Gold Plunges as Traders Anticipate Fed Exit


Gold plunged below $1,300 an ounce for the first time since September 2010, after the Federal Reserve said it might start to slow down its bond-buying program later this year.

Gold for August delivery dropped $87.80, or 6.4 percent, to $1,286.20 an ounce Thursday. July silver plummeted $1.80, or 8.3 percent, to $19.823 an ounce.

The prospect of less economic stimulus from the Fed greatly diminished the appeal of gold and silver as insurance against inflation and a weak dollar. Traders worried that both could have been a byproduct of the Fed’s stimulus program.
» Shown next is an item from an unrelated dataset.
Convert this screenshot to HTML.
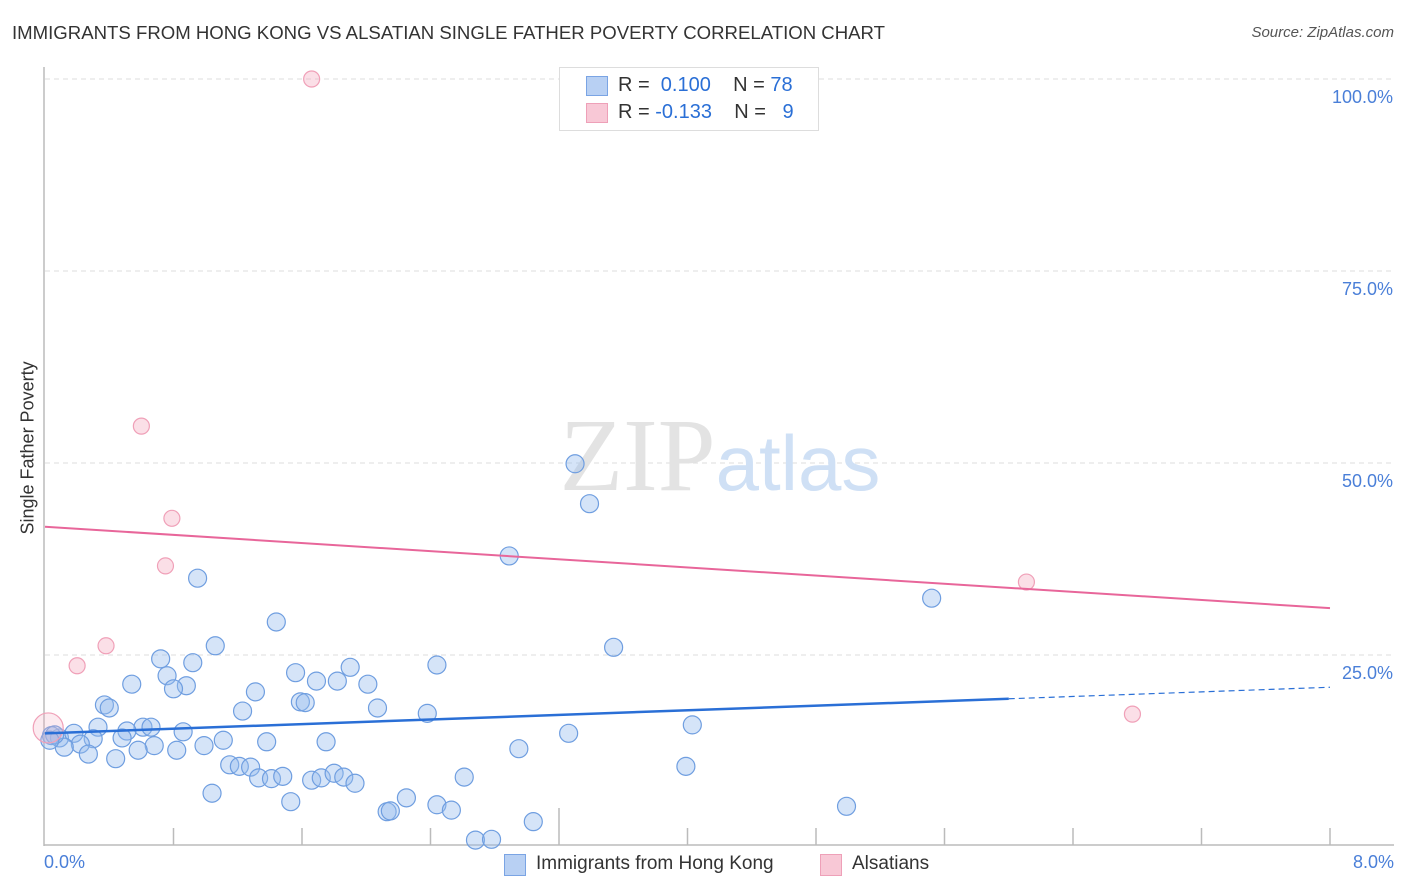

The dollar has risen sharply against other currencies since the Fed made its announcement Wednesday.

In other metals trading, copper for July delivery fell 7.9 cents, or 2.5 percent, to $3.062 a pound. July platinum fell $60.10, or 4.2 percent, to $1,363.80 an ounce. Palladium for September delivery fell $31.30, or 4.5 percent, to $665.10 an ounce.

Energy prices also fell sharply. Crude oil dropped by $2.84, or 2.9 percent, to finish at $95.40 a barrel in New York, its biggest drop since November. In addition to the Fed news, energy traders were also reacting to a slowdown in manufacturing in China.

Wholesale gasoline fell 10.5 cents, or 3.6 percent, to finish at $2.79 a gallon. Heating oil fell 10 cents, or 3.4 percent, to end at $2.87 per gallon. Natural gas retreated by 9 cents, or 2.2 percent, to finish at $3.88 per 1,000 cubic feet.

Crop prices ended lower. The actively traded December contract for corn fell 10 cents to $5.605 a bushel. November soybeans fell 25.75 cents to $12.85 a bushel, and July wheat fell 6.5 cents to $7.005 a bushel.